Frauke Petry a grandi en Allemagne de l’Est. Son père a profité d’un voyage d’affaire pour fuir à l’Ouest, et ce n’est qu’à la chute du mur qu’elle et sa mère le rejoindront. Mais sa propre histoire ne semble en rien l’émouvoir, lorsqu'elle parle de tirer sur les migrants.
Contre l’émancipation de ses consoeurs
Frauke Petry se prononce contre l'avortement. Elle prône une politique nataliste et fait l’éloge des mères de famille nombreuse, dans la droite ligne des fameux trois K qui collaient aux «
mères-patries » nazies : kirche, küche, kinder – église, cuisine, enfants. Là encore, son enfance à l’Est, où plus qu'à l'Ouest on poussait les filles à travailler, n’infléchit pas sa politique.
En même temps, cette mère de quatre enfants, docteur en chimie et ancienne cheffe de PME, n'incarne pas tout à fait l'image traditionnelle de la famille. Son divorce d'avec le père de ses enfants, le pasteur Sven Petry, à qui elle a préféré le politique Marcus Pretzell (chef de l'AFD en Rhénanie-du-Nord-Westphalie, membre du parlement européen), lui a valu beaucoup de railleries.
Sven Petry a procédé à un divorce "politique" et est entré à la CDU d'Angela Merkel, marquant ainsi son profond désaccord avec son ex-épouse et affirmant sa propre position. Mais Frauke Petry n'en est pas à une contradiction près. Cette ancienne entrepreneure qui défendait les quotas de femme en entreprise, les rejette aujourd'hui.

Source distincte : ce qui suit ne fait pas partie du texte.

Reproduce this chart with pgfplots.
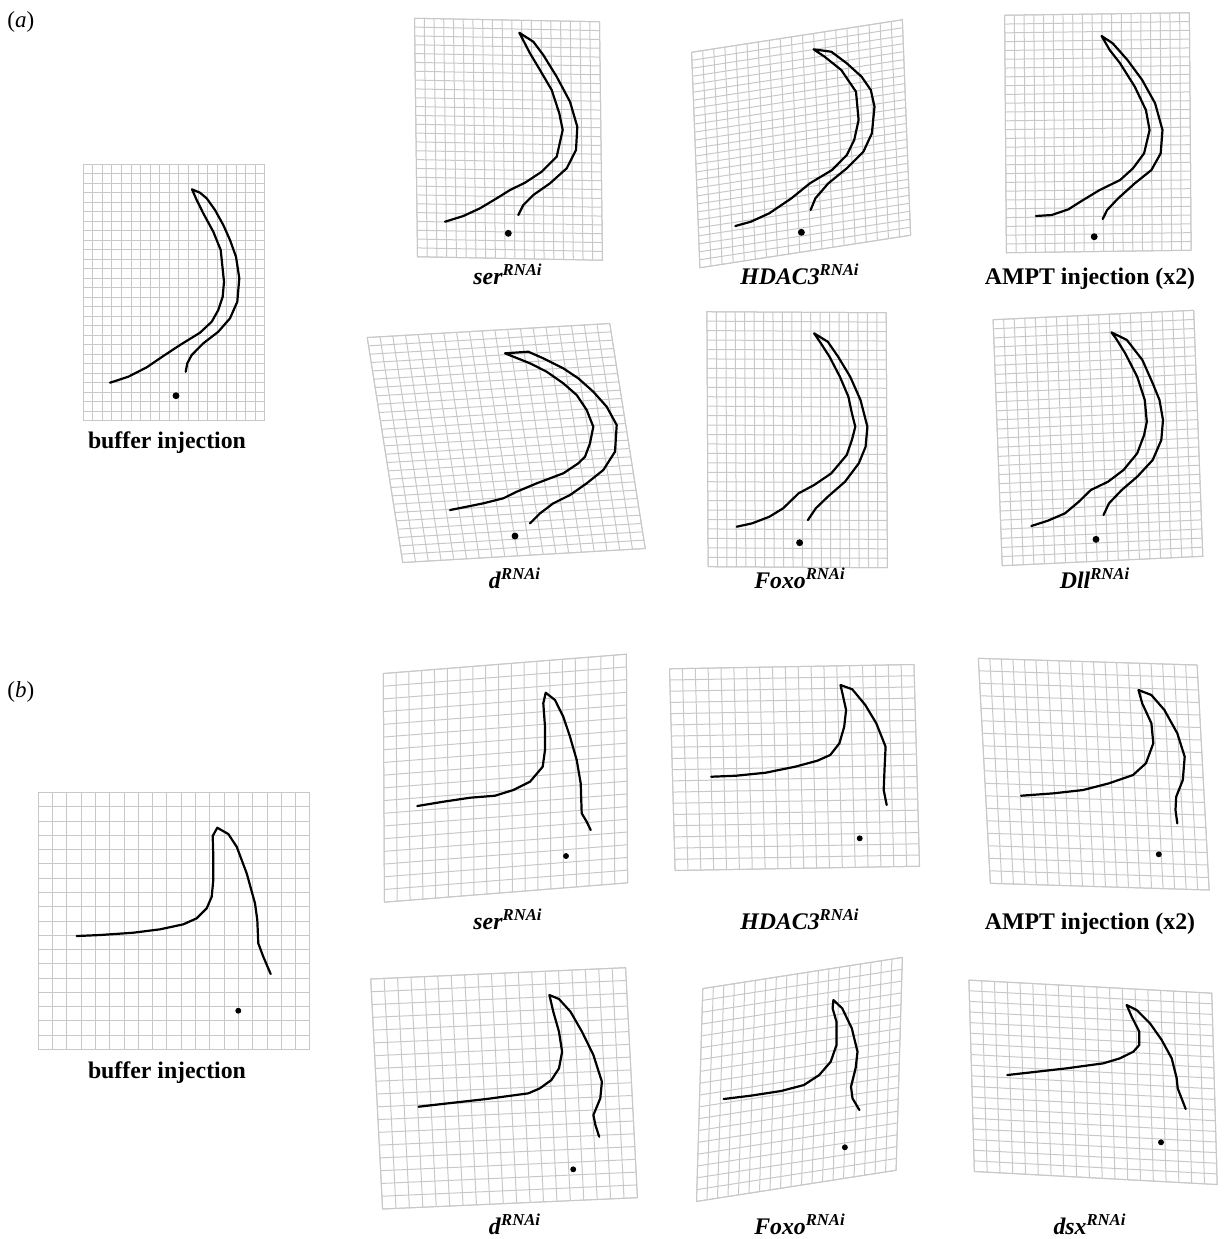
\documentclass[border=0pt]{standalone}
\usepackage{fontspec}
\setmainfont{Liberation Serif}
\usepackage{pgfplots}
\pgfplotsset{compat=1.18}
\definecolor{gridc}{RGB}{200,200,200}

\pgfplotsset{gridax/.style={
  anchor=origin, xmin=0, ymin=0,
  axis line style={gridc, line width=0.5pt},
  grid=major, major grid style={gridc, line width=0.5pt},
  xticklabels={}, yticklabels={}, major tick length=0pt,
  clip=false},
  curve/.style={black, solid, no markers, line width=1.1pt, line join=round, line cap=round},
  dots/.style={black, only marks, mark=*}}
\tikzset{lab/.style={anchor=base, inner sep=0pt, font=\fontsize{11.9}{13}\selectfont\bfseries}}

% ox oy : origin (bottom-left corner) in pixels (y down)
% xx xy : one cell along the grid's x direction, pixels
% yx yy : one cell along the grid's y direction, pixels
% ncol nrow
\newcommand{\G}[8]{%
  \pgfmathsetmacro\gxx{0.5*#3}\pgfmathsetmacro\gxy{-0.5*#4}%
  \pgfmathsetmacro\gyx{0.5*#5}\pgfmathsetmacro\gyy{-0.5*#6}%
  \pgfmathsetmacro\gox{0.5*#1}\pgfmathsetmacro\goy{-0.5*#2}%
  \begin{axis}[gridax, at={(\gox pt,\goy pt)},
     x={(\gxx pt,\gxy pt)}, y={(\gyx pt,\gyy pt)},
     xmax=#7, ymax=#8, xtick={0,...,#7}, ytick={0,...,#8}]
  \end{axis}}

\newcommand{\rnai}[1]{\textit{#1}\textsuperscript{\textit{RNAi}}}

\begin{document}
\begin{tikzpicture}
\path (0,0) rectangle (609.5pt,-619.5pt);
% ---------------- grids (a)
\G{83.3}{420.7}{9.563}{0}{0}{-9.496}{19}{27}
\G{417.5}{256.75}{9.737}{0.184}{-0.111}{-8.833}{19}{27}
\G{699.875}{267.75}{11.092}{-1.711}{-0.306}{-7.981}{19}{27}
\G{1006.375}{252.75}{9.724}{-0.132}{-0.0648}{-8.796}{19}{27}
\G{402.75}{562.5}{12.763}{-0.737}{-1.315}{-8.333}{19}{27}
\G{708.1}{566.7}{9.437}{0.0526}{-0.0444}{-9.444}{19}{27}
\G{1002.2}{565.7}{10.558}{-0.495}{-0.337}{-9.111}{19}{27}
% ---------------- grids (b)
\G{38.3}{1049.3}{14.3}{0}{0}{-14.256}{19}{18}
\G{384.425}{902.175}{12.797}{-1.018}{-0.0639}{-12.703}{19}{18}
\G{675.075}{870.5}{12.866}{-0.226}{-0.308}{-11.206}{19}{18}
\G{990.35}{883.3}{11.516}{0.353}{-0.667}{-12.5}{19}{18}
\G{382.575}{1209}{13.413}{-0.595}{-0.658}{-12.778}{19}{18}
\G{696.5}{1201.425}{10.505}{-1.639}{0.35}{-11.825}{19}{18}
\G{974.375}{1171.475}{12.782}{0.687}{-0.303}{-10.631}{19}{18}

\begin{axis}[at={(0,0)}, anchor=north west, x=0.5pt, y=0.5pt, y dir=reverse,
  xmin=0, xmax=1219, ymin=0, ymax=1239, hide axis, clip=false]
% (a) buffer
\addplot[curve] coordinates {(110.0,382.7) (128.3,376.7) (146.7,367.3) (163.3,356) (180,345) (200,332.7) (211.7,321.7) (218.3,310) (222.7,296.7) (224,281.7) (220.7,250) (213.3,231.7) (203.3,213.3) (196.7,200) (192,189.3) (200,192.7) (206.7,198.3) (215,210) (223.3,225) (230,240) (236,256.7) (239.3,278.3) (237.3,301.7) (230,318.3) (218.3,331.7) (203.3,343.3) (191.7,355) (187.3,363.3) (185.7,371.7)};
% (a) ser
\addplot[curve] coordinates {(445,221.7) (463.3,216) (480,208.3) (496.7,198.3) (510,190) (525,182.7) (541.7,171.7) (556.7,156.7) (562.7,130) (559.3,113.3) (551.7,90) (540,70) (530,53.3) (519.3,32.7) (533.3,41.7) (543.3,55) (556.7,76.7) (570,101.7) (577.3,126.7) (576,150) (566.7,168.3) (550,183.3) (533.3,195) (523.3,205) (518.3,215)};
% (a) HDAC3
\addplot[curve] coordinates {(735.3,226) (750.8,221.7) (769.2,213.3) (791.4,198.3) (809.9,183.3) (832,170) (846.8,155) (854.2,140) (858.6,120) (856,91.7) (841.3,70) (824.6,56.7) (813.6,49.3) (831.3,51.7) (846.8,63.3) (861.6,76.7) (870.8,90) (874.5,106.7) (871.9,133.3) (863.4,151.7) (846.8,168.3) (828.3,183.3) (815.4,198.3) (810.6,210)};
% (a) AMPT
\addplot[curve] coordinates {(1035.9,216) (1051.7,215) (1068.4,209.3) (1083.1,200) (1099.7,190) (1120.1,180) (1133,168.3) (1144.1,153.3) (1149.6,130) (1145.9,110) (1134.8,86.7) (1120.1,63.3) (1109.7,50) (1101.6,36) (1112.7,43.3) (1127.5,60) (1142.2,80) (1155.1,103.3) (1162.5,130) (1160.7,153.3) (1151.4,170) (1134.8,183.3) (1118.2,198.3) (1107.1,210) (1102.7,219)};
% (a) d
\addplot[curve] coordinates {(450,510) (466.7,506.7) (483.3,503.3) (503.3,498.3) (516.7,491.7) (536.7,483.3) (563.3,473.3) (578.3,463.3) (585,456.7) (590,443.3) (593.3,426.7) (586.7,410) (576.7,395) (563.3,383.3) (546.7,371.7) (530,363.3) (505,353.3) (528.3,351.7) (543.3,358.3) (563.3,368.3) (578.3,378.3) (593.3,391.7) (606.7,406.7) (616.7,425) (615,451.7) (603.3,470) (586.7,483.3) (570,495) (553.3,503.3) (540,513.3) (530,523.3)};
% (a) Foxo
\addplot[curve] coordinates {(736.7,526.7) (752.2,523.3) (769.4,516.7) (783.1,508.3) (798.6,493.3) (814.1,485) (831.3,473.3) (846.7,455) (851.9,440) (855.3,426.7) (851.9,413.3) (848.4,396.7) (839.9,376.7) (829.5,356.7) (820.9,343.3) (814.1,333.3) (827.8,341.7) (838.1,356.7) (850.2,376.7) (860.5,400) (867.4,426.7) (865.6,446.7) (858.8,463.3) (845,481.7) (827.8,496.7) (815.8,508.3) (807.9,520)};
% (a) Dll
\addplot[curve] coordinates {(1031.3,526) (1047.8,520.7) (1065,513.3) (1078.8,501.7) (1090.8,490) (1108,481.7) (1123.5,470) (1137.2,453.3) (1144.1,435) (1146.8,421.7) (1144.8,400) (1137.2,376.7) (1125.2,353.3) (1115.9,338.3) (1111.4,332.3) (1126.9,340) (1142.4,360) (1152.7,383.3) (1159.5,400) (1163,420) (1161.3,440) (1152.7,460) (1137.2,476.7) (1121.7,490) (1109,503.3) (1103.5,515)};
\addplot[dots, mark size=1.5pt] coordinates {(176,395.7) (508.3,233.3) (801.4,232.3) (1094.2,236.7) (515,536) (799.6,542.7) (1096,539.3)};
% (b) buffer
\addplot[curve] coordinates {(76.7,936) (100,935) (133.3,932.7) (160,929.3) (183.3,924.3) (196.7,918.3) (206.7,908.3) (211.7,896.7) (213.3,880) (213.3,856.7) (212.7,836) (217.3,827.7) (228.3,834) (236.7,846.7) (246.7,873.3) (255,903.3) (257.3,920) (258.3,943.3) (263.3,956.7) (270.7,974)};
% (b) ser
\addplot[curve] coordinates {(417.3,806) (443.3,801.7) (470,797.7) (495,795.7) (513.3,790) (530,781.7) (542.7,766.7) (545,750) (545,726.7) (543.3,703.3) (545.7,692.7) (555,700) (563.3,716.7) (570,736.7) (576.7,760) (580.7,783.3) (581.7,813.3) (586.7,821.7) (590.7,830)};
% (b) HDAC3
\addplot[curve] coordinates {(711.3,776.7) (736,775.7) (765.6,772.7) (795.1,766.7) (817.3,760.7) (830.2,755) (839.4,743.3) (844.2,726.7) (846.1,710) (842.4,693.3) (840.5,685) (852.3,689.3) (865.3,705) (876.3,723.3) (885.6,746.7) (884.5,770) (883.7,790) (886.7,805)};
% (b) AMPT
\addplot[curve] coordinates {(1021.1,795.7) (1053.6,793.3) (1083.1,790) (1109,783.3) (1133,775) (1145.9,763.3) (1153.3,743.3) (1151.4,723.3) (1142.2,703.3) (1138.5,690) (1151.4,695) (1164.4,710) (1177.3,733.3) (1184.7,756.7) (1182.8,780) (1176.2,796.7) (1175.5,810) (1177.3,823.3)};
% (b) d
\addplot[curve] coordinates {(418.6,1106.7) (448,1103.3) (486.3,1099) (528.4,1093.3) (539.9,1088.3) (551.4,1080) (559,1068.3) (562.1,1051.7) (559,1031.7) (553.3,1011.7) (549.4,995) (559,999) (570.5,1011.7) (582,1031.7) (593.4,1055) (601.9,1081.7) (600.3,1098.3) (593.4,1115) (595.4,1125) (599.2,1136.7)};
% (b) Foxo
\addplot[curve] coordinates {(723.6,1099) (750.4,1095.7) (781,1091) (803.9,1085) (819.2,1075) (830.7,1061.7) (836.5,1045) (836.5,1021.7) (832.6,1008.3) (833.4,1000) (842.2,1008.3) (851.8,1028.3) (857.5,1051.7) (855.6,1068.3) (851,1086.7) (852.5,1098.3) (859.4,1110)};
% (b) dsx
\addplot[curve] coordinates {(1007.3,1075) (1036.7,1071.7) (1066.7,1068.3) (1103.3,1063.3) (1120,1058.3) (1133.3,1051.7) (1139.3,1045) (1139.3,1031.7) (1131.7,1016.7) (1126.7,1005) (1136.7,1010) (1150,1023.3) (1161.7,1040) (1171.7,1058.3) (1176.7,1078.3) (1177.7,1088.3) (1185.7,1109)};
\addplot[dots, mark size=1.25pt] coordinates {(238.3,1010.7) (566,856) (859.7,838.3) (1158.8,854.3) (573.2,1169.3) (844.9,1147.3) (1161,1142.3)};
% labels
\node[anchor=base west, inner sep=0pt, font=\fontsize{11.5}{13}\selectfont] at (axis cs:7,27) {(\textit{a})};
\node[anchor=base west, inner sep=0pt, font=\fontsize{11.5}{13}\selectfont] at (axis cs:7,697) {(\textit{b})};
\node[lab] at (axis cs:167,448) {buffer injection};
\node[lab] at (axis cs:508,284) {\rnai{ser}};
\node[lab] at (axis cs:800,284) {\rnai{HDAC3}};
\node[lab] at (axis cs:1090,284) {AMPT injection (x2)};
\node[lab] at (axis cs:515,588) {\rnai{d}};
\node[lab] at (axis cs:800,588) {\rnai{Foxo}};
\node[lab] at (axis cs:1095,588) {\rnai{Dll}};
\node[lab] at (axis cs:167,1078) {buffer injection};
\node[lab] at (axis cs:508,929) {\rnai{ser}};
\node[lab] at (axis cs:800,929) {\rnai{HDAC3}};
\node[lab] at (axis cs:1090,929) {AMPT injection (x2)};
\node[lab] at (axis cs:515,1234) {\rnai{d}};
\node[lab] at (axis cs:800,1234) {\rnai{Foxo}};
\node[lab] at (axis cs:1090,1234) {\rnai{dsx}};
\end{axis}
\end{tikzpicture}
\end{document}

Un féminisme de circonstance et islamophobe
Frauke Petry ne défend les femmes que pour servir sa politique de lutte contre l’immigration,
tout comme la française Marine Le Pen qui, à une question sur son éventuel féminisme, répondait : «
si être féministe c’est l’être comme dans les années 1970 alors sûrement pas, mais si c’est défendre les femmes opprimées par l’islam, alors oui. ». L’extrême droite occidentale est coutumière du fait.
Lors des élections régionales de ce dimanche 13 mars 2016, Frauke Petry n'a pas manqué de rappeler
les événements du nouvel an à Cologne, pendant lesquels des bandes de mauvais garçons, dont nombre de migrants, ont abusé sexuellement et volé des femmes, tandis que la chancelière allemande ouvrait les frontières de son pays à plus d’1,1 millions de réfugiés. La cheffe de l’AFD a attaqué Angela Merkel en lui demandant, non sans ironie, si «
après ces agressions, l’Allemagne lui paraissait suffisamment ouverte et mélangée ». Poursuivant sa provocation, elle a comparé ces agressions aux viols des femmes allemandes par l’armée rouge à la fin de la Seconde guerre mondiale.
Terreau fertile pour la peur, son discours a fait écho chez ses électeurs, pour beaucoup abstentionnistes. Ce 13 mars 2016, elle crée la surprise, arrive en troisième position dans deux länder et en deuxième position en Saxe-Anhalt. Dans le fief conservateur du Bade-Wurtemberg, elle dépasse même le SPD (social-démocrate) et fait de son parti la troisième force politique du pays.
Ce qui fait courir Frauke Petry, comme toutes les femmes à la tête de partis d’extrême droite, n'est pas le droit des femmes mais le pouvoir. Gouvernée par une femme, l’AFD reste, à 71%, un parti de cadres et d'électeurs masculins qui affichent sans complexe leur anti-féminisme. En 2014, la jeunesse d’Alternative für Deutschland lançait sa campagne sur les
réseaux sociaux «
je ne suis pas féministe » (Ich bin keine feminist). De jeunes garçons mais aussi des filles ont posté des photos dans lesquelles ils brandissaient des pancartes expliquant pourquoi ils ne sont pas féministes, à coup d'arguments parfois très pauvres : «
je ne suis pas féministe… parce que, c’est comme ça ».